Ik zette me in mijn zeteltje bij het raam en schonk me nog een laatste glaasje uit. Ik piekerde een beetje over mannelijke galanterie. Indien ik nu zou weten wanneer jouw, in wezen goed bedoelde, daden geoorloofd zijn of wanneer ze als verdoken seksisme overkomen, ik zou een stap dichter bij mijn gemoedsrust komen. Mijn moeder maakte me wijs dat het een vorm van elementaire beleefdheid is om je tegenover vrouwen te gedragen als een respectvolle gentleman. Mijn grootmoeder spoorde me aan om in het leven “nen echten cavalier” te zijn. In de praktijk heerst er echter soms een soort willekeur en durft het al eens fout te lopen. Geen wonder dat er zoveel verwarring heerst bij mannen van mijn generatie.

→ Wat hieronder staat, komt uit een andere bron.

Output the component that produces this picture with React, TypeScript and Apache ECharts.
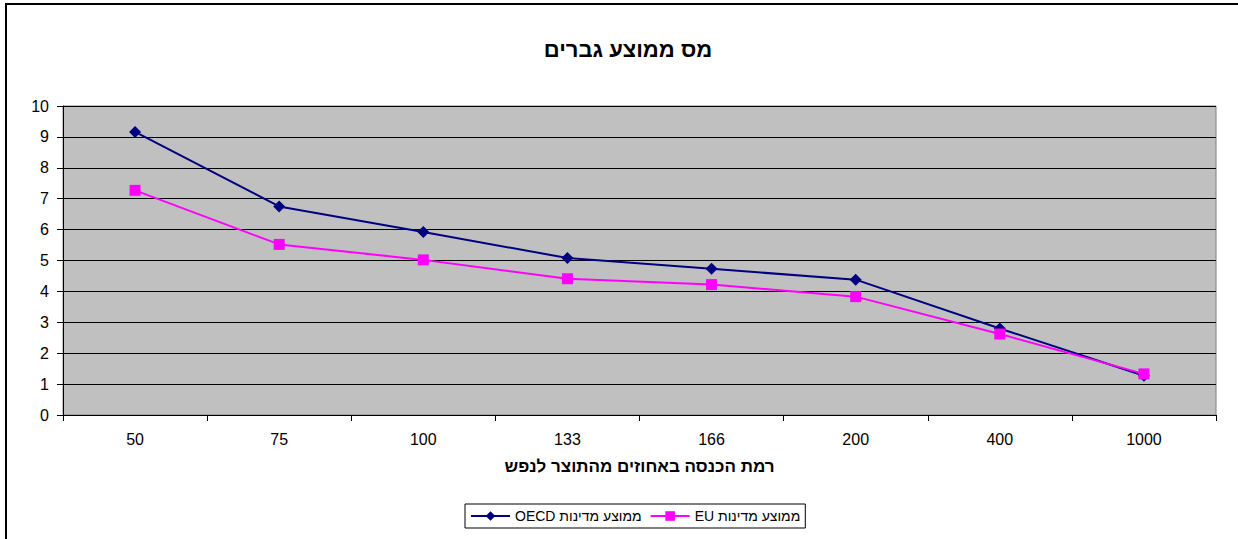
import React, { useEffect, useRef } from "react";
import * as echarts from "echarts";

const categories = ["50", "75", "100", "133", "166", "200", "400", "1000"];
const oecdValues = [9.16, 6.75, 5.92, 5.08, 4.73, 4.38, 2.8, 1.27];
const euValues = [7.27, 5.52, 5.02, 4.41, 4.22, 3.83, 2.62, 1.33];
const seriesNames = ["\u202Bממוצע מדינות OECD\u202C", "\u202Bממוצע מדינות EU\u202C"];
const titleText = "מס ממוצע גברים";
const xAxisTitle = "רמת הכנסה באחוזים מהתוצר לנפש";

const FONT = "Arial, 'Liberation Sans', sans-serif";

export default function App() {
  const ref = useRef<HTMLDivElement>(null);
  useEffect(() => {
    if (!ref.current) return;
    const chart = echarts.init(ref.current, undefined, { renderer: "svg" });
    chart.setOption({
      animation: false,
      backgroundColor: "#ffffff",
      textStyle: { fontFamily: FONT },
      graphic: [
        {
          type: "rect",
          shape: { x: 6, y: 4, width: 1260, height: 560 },
          style: { fill: "none", stroke: "#000", lineWidth: 2 },
          z: 100,
          silent: true,
        },
      ],
      title: {
        text: titleText,
        left: 623,
        textAlign: "center",
        top: 33,
        textStyle: { fontFamily: FONT, fontSize: 22, fontWeight: "bold", color: "#000" },
      },
      legend: {
        bottom: 11,
        left: 465,
        itemWidth: 39,
        itemHeight: 12,
        itemGap: 8,
        padding: [5, 5, 5, 5],
        borderColor: "#000",
        borderWidth: 1,
        textStyle: { fontFamily: FONT, fontSize: 14, color: "#000" },
        data: seriesNames,
      },
      grid: {
        left: 63,
        right: 22,
        top: 106,
        bottom: 124,
        show: true,
        backgroundColor: "#C0C0C0",
        borderColor: "#808080",
        borderWidth: 1,
      },
      xAxis: {
        type: "category",
        data: categories,
        boundaryGap: true,
        name: xAxisTitle,
        nameLocation: "middle",
        nameGap: 43,
        nameTextStyle: { fontFamily: FONT, fontSize: 17, fontWeight: "bold", color: "#000" },
        axisLine: { lineStyle: { color: "#000", width: 1 } },
        axisTick: { show: true, length: 6, lineStyle: { color: "#000" } },
        axisLabel: { fontFamily: FONT, fontSize: 16, color: "#000", margin: 16 },
        splitLine: { show: false },
      },
      yAxis: {
        type: "value",
        min: 0,
        max: 10,
        interval: 1,
        axisLine: { show: true, lineStyle: { color: "#000", width: 1 } },
        axisTick: { show: true, length: 6, lineStyle: { color: "#000" } },
        axisLabel: { fontFamily: FONT, fontSize: 16, color: "#000", margin: 14 },
        splitLine: { show: true, lineStyle: { color: "#000", width: 1 } },
      },
      series: [
        {
          name: seriesNames[0],
          type: "line",
          data: oecdValues,
          symbol: "diamond",
          symbolSize: 12,
          color: "#000080",
          lineStyle: { color: "#000080", width: 2 },
          itemStyle: { color: "#000080" },
          z: 3,
        },
        {
          name: seriesNames[1],
          type: "line",
          data: euValues,
          symbol: "rect",
          symbolSize: 11,
          color: "#FF00FF",
          lineStyle: { color: "#FF00FF", width: 2 },
          itemStyle: { color: "#FF00FF" },
          z: 4,
        },
      ],
    });
    return () => chart.dispose();
  }, []);
  return (
    <div
      ref={ref}
      style={{ position: "absolute", left: 0, top: 0, width: 1238, height: 539 }}
    />
  );
}
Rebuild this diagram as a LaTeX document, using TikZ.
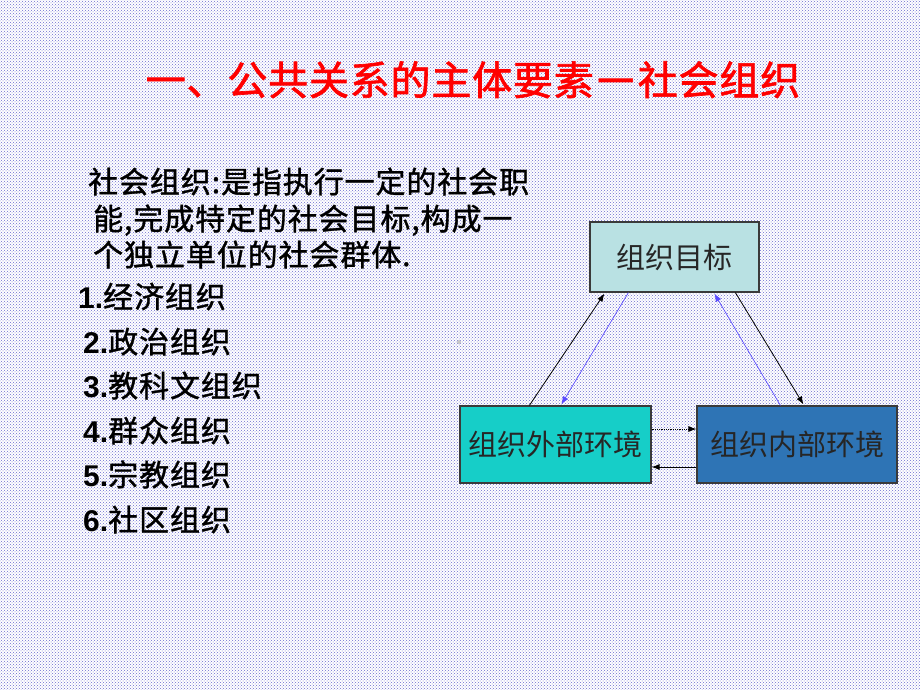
\documentclass[tikz,border=0pt]{standalone}
\usepackage{fontspec}
\newfontfamily\cjk{Noto Sans CJK SC}
\newfontfamily\cjkb[FakeBold=1.2,LetterSpace=3]{Noto Sans CJK SC}
\newfontfamily\cjkt[FakeBold=1.6,LetterSpace=2]{Noto Sans CJK SC}
\newfontfamily\lat{Liberation Sans}
\usetikzlibrary{calc,patterns,arrows.meta}
\definecolor{dotblue}{HTML}{6C6CCF}
\definecolor{goalfill}{HTML}{B9E1E3}
\definecolor{extfill}{HTML}{16CEC8}
\definecolor{intfill}{HTML}{2E74B5}
\definecolor{bordergray}{HTML}{3A3A3A}
\definecolor{titlered}{HTML}{FF0000}
\definecolor{arrowblue}{HTML}{5A4BFF}
\tikzset{
  box/.style={draw=bordergray, line width=1.2pt, inner sep=0pt, anchor=center,
    font=\cjk\fontsize{29}{29}\selectfont, text=black!85},
  bodytext/.style={anchor=base west, inner sep=0pt, font=\cjkb\fontsize{30}{30}\selectfont, text=black},
  blk/.style={draw=black, line width=0.8pt, -{Latex[length=8pt,width=6pt]}},
  blu/.style={draw=arrowblue, line width=0.6pt, -{Latex[length=8pt,width=6pt]}, fill=arrowblue},
}
\begin{document}
\begin{tikzpicture}[x=1pt,y=-1pt]
\useasboundingbox (0,0) rectangle (920,690);
\fill[white] (0,0) rectangle (920,690);
\fill[pattern=crosshatch dots, pattern color=dotblue] (0,0) rectangle (920,690);

\node[anchor=base, inner sep=0pt, text=titlered, font=\cjkt\fontsize{40}{40}\selectfont] (title) at (473,95) {一、公共关系的主体要素\makebox[1.1em][c]{\scalebox{1.05}[1.3]{—}}社会组织};

\node[bodytext] (l1) at (88,193) {社会组织:是指执行一定的社会职};
\node[bodytext] (l2) at (93,230) {能,完成特定的社会目标,构成一};
\node[bodytext] (l3) at (93,266) {个独立单位的社会群体.};

\node[bodytext] (i1) at (78,308) {{\lat\bfseries 1.}经济组织};
\node[bodytext] (i2) at (83,353) {{\lat\bfseries 2.}政治组织};
\node[bodytext] (i3) at (83,397) {{\lat\bfseries 3.}教科文组织};
\node[bodytext] (i4) at (83,442) {{\lat\bfseries 4.}群众组织};
\node[bodytext] (i5) at (83,486) {{\lat\bfseries 5.}宗教组织};
\node[bodytext] (i6) at (83,531) {{\lat\bfseries 6.}社区组织};

\node[box, fill=goalfill, minimum width=169pt, minimum height=70pt] (goal) at (674.5,257) {组织目标};
\node[box, fill=extfill, minimum width=191pt, minimum height=77pt] (ext) at (555.5,444.5) {组织外部环境};
\node[box, fill=intfill, minimum width=200pt, minimum height=77pt] (int) at (797,444.5) {组织内部环境};

\draw[blk] ($(ext.north west)+(70,0)$) -- ($(goal.south west)+(15,1)$);
\draw[blu] ($(goal.south west)+(39,0)$) -- ($(ext.north west)+(102,-1)$);
\draw[blk] ($(goal.south west)+(146,0)$) -- ($(int.north west)+(107,-1)$);
\draw[blu] ($(int.north west)+(84,0)$) -- ($(goal.south west)+(125,1)$);
\draw[blk, densely dotted] ($(ext.east)+(0,-15.5)$) -- ($(int.west)+(0,-15.5)$);
\draw[blk] ($(int.west)+(0,22.5)$) -- ($(ext.east)+(0,22.5)$);

\fill[gray!45] (459,342) circle (2);
\end{tikzpicture}
\end{document}
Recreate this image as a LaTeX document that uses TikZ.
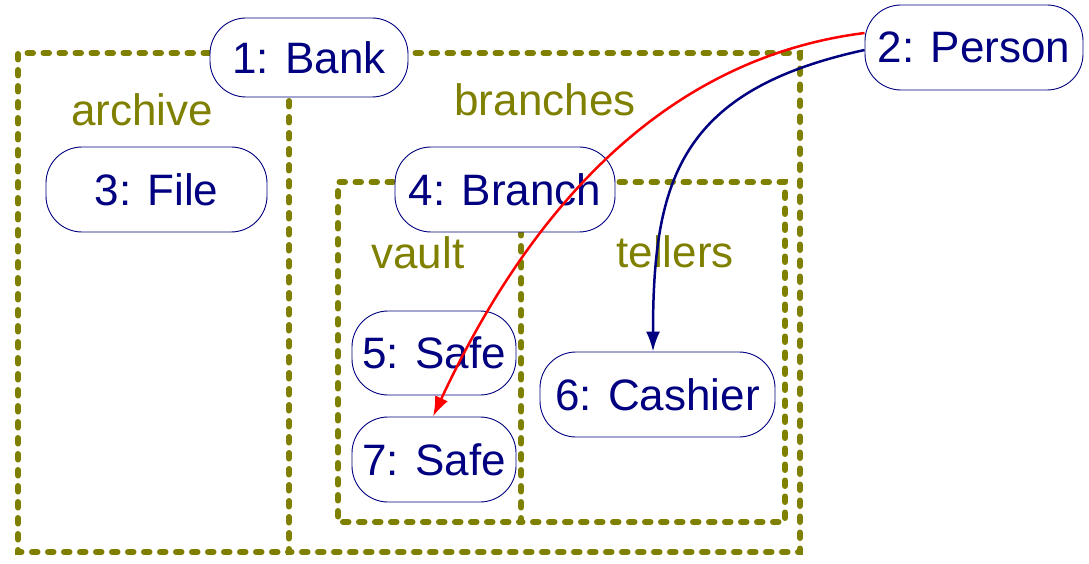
\documentclass[tikz,border=0pt]{standalone}
\usepackage{fontspec}
\setmainfont{Liberation Sans}
\usetikzlibrary{arrows.meta}
\definecolor{olivec}{RGB}{128,128,0}
\definecolor{navyc}{RGB}{0,0,128}
\tikzset{
  obj/.style={draw=navyc, line width=0.9pt, fill=white, rounded corners=36pt, text=navyc,
    font=\fontsize{44}{50}\selectfont, inner sep=0pt},
  region/.style={draw=olivec, line width=6pt, line cap=round, dash pattern=on 5.5pt off 10.5pt},
  rlabel/.style={text=olivec, font=\fontsize{44}{50}\selectfont, inner sep=0pt},
  link/.style={line width=2.5pt, -{Latex[length=20pt,width=14pt]}},
}
\begin{document}
\begin{tikzpicture}[x=1pt,y=-1pt]
\useasboundingbox (0,0) rectangle (1089,564);
% regions
\draw[region] (289,53) -- (18,53) -- (18,552) -- (289,552);
\draw[region] (289,53) rectangle (800,552);
\draw[region] (521,182) -- (338,182) -- (338,522) -- (521,522);
\draw[region] (521,182) rectangle (785,522);
\node[rlabel] (larchive) at (142,110) {archive};
\node[rlabel] (lbranches) at (545,100) {branches};
\node[rlabel] (lvault) at (418,253) {vault};
\node[rlabel] (ltellers) at (675,252) {tellers};
% objects
\node[obj, minimum width=198pt, minimum height=79pt] (bank) at (309,57.5) {1: Bank};
\node[obj, minimum width=218pt, minimum height=85pt] (person) at (974,47.5) {2: Person};
\node[obj, minimum width=221pt, minimum height=85pt] (file) at (156.5,189.5) {3: File};
\node[obj, minimum width=220pt, minimum height=85pt] (branch) at (505,189.5) {4: Branch};
\node[obj, minimum width=164pt, minimum height=84pt] (safe5) at (434,353) {5: Safe};
\node[obj, minimum width=235pt, minimum height=85pt] (cashier) at (657.5,394.5) {6: Cashier};
\node[obj, minimum width=164pt, minimum height=85pt] (safe7) at (434,459.5) {7: Safe};
% links
\coordinate (pr) at ([yshift=14.5pt]person.west);
\coordinate (pb) at ([yshift=-2.5pt]person.west);
\draw[link, red] (pr) .. controls (650,60) and (520,230) .. ([xshift=-1pt]safe7.north);
\draw[link, navyc] (pb) .. controls (680,90) and (653,180) .. ([xshift=-4.5pt]cashier.north);
\end{tikzpicture}
\end{document}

Ach, misschien maak ik het in mijn hoofd ingewikkelder dan het in wezen is, ongetwijfeld heb ik de herfst in de kop. We zijn mekaar waard. Ik ken een man die ongevraagd “tit pics” heeft ontvangen. Nu gij.
Valérie was veilig thuis, ik had mijn taak volbracht. Ik denk dat het al bijeen redelijk goed zit met mijn galanterie. Ik ging slapen want er wachtte me in de ochtend sowieso een flinke kater, een zwijn van een kater.